Subtimes won't change lines which begin with "%", so you can keep templates handy in a dummy field. You redirect sed's output to another filename and run sly on that to see the music, and save that as your new sly file when you're done. @0 works like the old star substitution.

engkeys.sed

You probably want to use this on individual parts. Put the code for the number of flats or sharps which you want to be automatically tacked on after a comment at the beginning of the part, because it doesn't automatically disappear. It will apply the commands to a line, and to all lines following, no matter where the code is on the line. The code is @k[1-7][bs] where [1-7] is the number of chromatics and ``b'' or ``s'' is flat or sharp. Use an ``n'' to protect a note you don't want to change. You probably would not be interested in saving the edited version of the part file until you were done. This script is very simple. There is no transposition, and notes which have chromatics of any sort already attached are not affected. If you wish to process a few lines at a time, move the code down the page as you go.

User sed scripts

You can use simple substitution to save typing where a lilypond command takes different values when otherwise the whole command would have to be repeated for each value.

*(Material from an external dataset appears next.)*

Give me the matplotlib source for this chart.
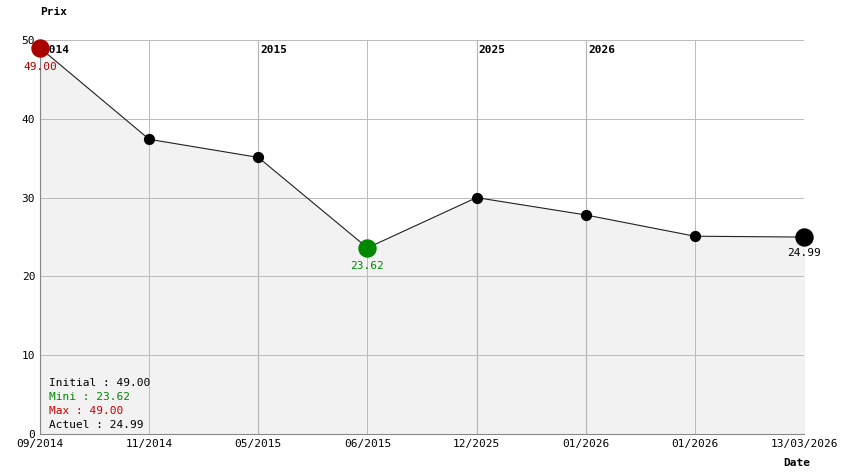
import matplotlib
matplotlib.use("Agg")
import matplotlib.pyplot as plt

dates = ["09/2014","11/2014","05/2015","06/2015","12/2025","01/2026","01/2026","13/03/2026"]
prices = [49.00, 37.4, 35.1, 23.62, 30.0, 27.8, 25.1, 24.99]
years = {0:"2014", 2:"2015", 4:"2025", 5:"2026"}

plt.rcParams['font.family'] = ['DejaVu Sans Mono']
fig = plt.figure(figsize=(8.44,4.74), dpi=100)
ax = fig.add_axes([40/844, 40/474, 764/844, 394/474])
x = list(range(len(prices)))
ax.fill_between(x, prices, 0, color='#f2f2f2', zorder=0)
ax.plot(x, prices, color='#222222', lw=0.8, zorder=2)
ax.scatter(x[1:-1], prices[1:-1], s=50, color='black', zorder=3)
ax.scatter([0],[prices[0]], s=150, color='#aa0000', zorder=4, clip_on=False)
ax.scatter([3],[prices[3]], s=150, color='#008800', zorder=4)
ax.scatter([7],[prices[7]], s=150, color='black', zorder=4, clip_on=False)
ax.set_xlim(0,7); ax.set_ylim(0,50)
ax.set_xticks(x); ax.set_xticklabels(dates, fontsize=8)
ax.set_yticks(range(0,51,10)); ax.tick_params(labelsize=8, length=0)
ax.grid(True, color='#bbbbbb', lw=0.7)
for i,y in years.items():
    ax.axvline(i, color='#666666', lw=0.8, zorder=1)
    ax.text(i+0.02, 48.7, y, fontsize=8, fontweight='bold', va='center')
for s in ax.spines.values(): s.set_visible(False)
ax.spines['left'].set_visible(True); ax.spines['left'].set_color('#888888')
ax.spines['bottom'].set_visible(True); ax.spines['bottom'].set_color('#888888')
ax.text(0, 46.6, "49.00", color='#aa0000', fontsize=8, ha='center', va='center')
ax.text(3, 21.3, "23.62", color='#008800', fontsize=8, ha='center', va='center')
ax.text(7, 23.0, "24.99", color='black', fontsize=8, ha='center', va='center')
ax.text(0.08, 6.1, "Initial : 49.00", fontsize=8)
ax.text(0.08, 4.3, "Mini : 23.62", fontsize=8, color='#008800')
ax.text(0.08, 2.5, "Max : 49.00", fontsize=8, color='#cc0000')
ax.text(0.08, 0.7, "Actuel : 24.99", fontsize=8)
fig.text(40/844, 1-12/474, "Prix", fontsize=8, fontweight='bold', va='center')
fig.text(783/844, 1-463/474, "Date", fontsize=8, fontweight='bold', va='center')
fig.savefig("out.png", dpi=100)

Sed has a peculiarity which it is good to know. (not just sed) Let's say you want to substitute ( s ) “-or-” for “-and-”:

    s/-and-/-or-/g

The “g” is for global, meaning every substitution on every line, so that ought to do it, right? Wrong!

    -and-and-and-

would become:

    -or-and-or-

Why? Because sed found -and-, but following that was just “and-”. When sed has found something, it moves on. Now this...

    -and--and--and-

would become:

    -or--or--or-

With dashes it's quite easy to see, but it trips people up when there are spaces instead.

Also because there is no “or” in sed, writing sed scripts to perform substitutions is greatly simplified if a script puts spaces at the beginnings and ends of lines and changes all instances of tabs to spaces and then doubles all spaces.

Even though this is hardly finished,I would welcome suggestions of ways to improve this document.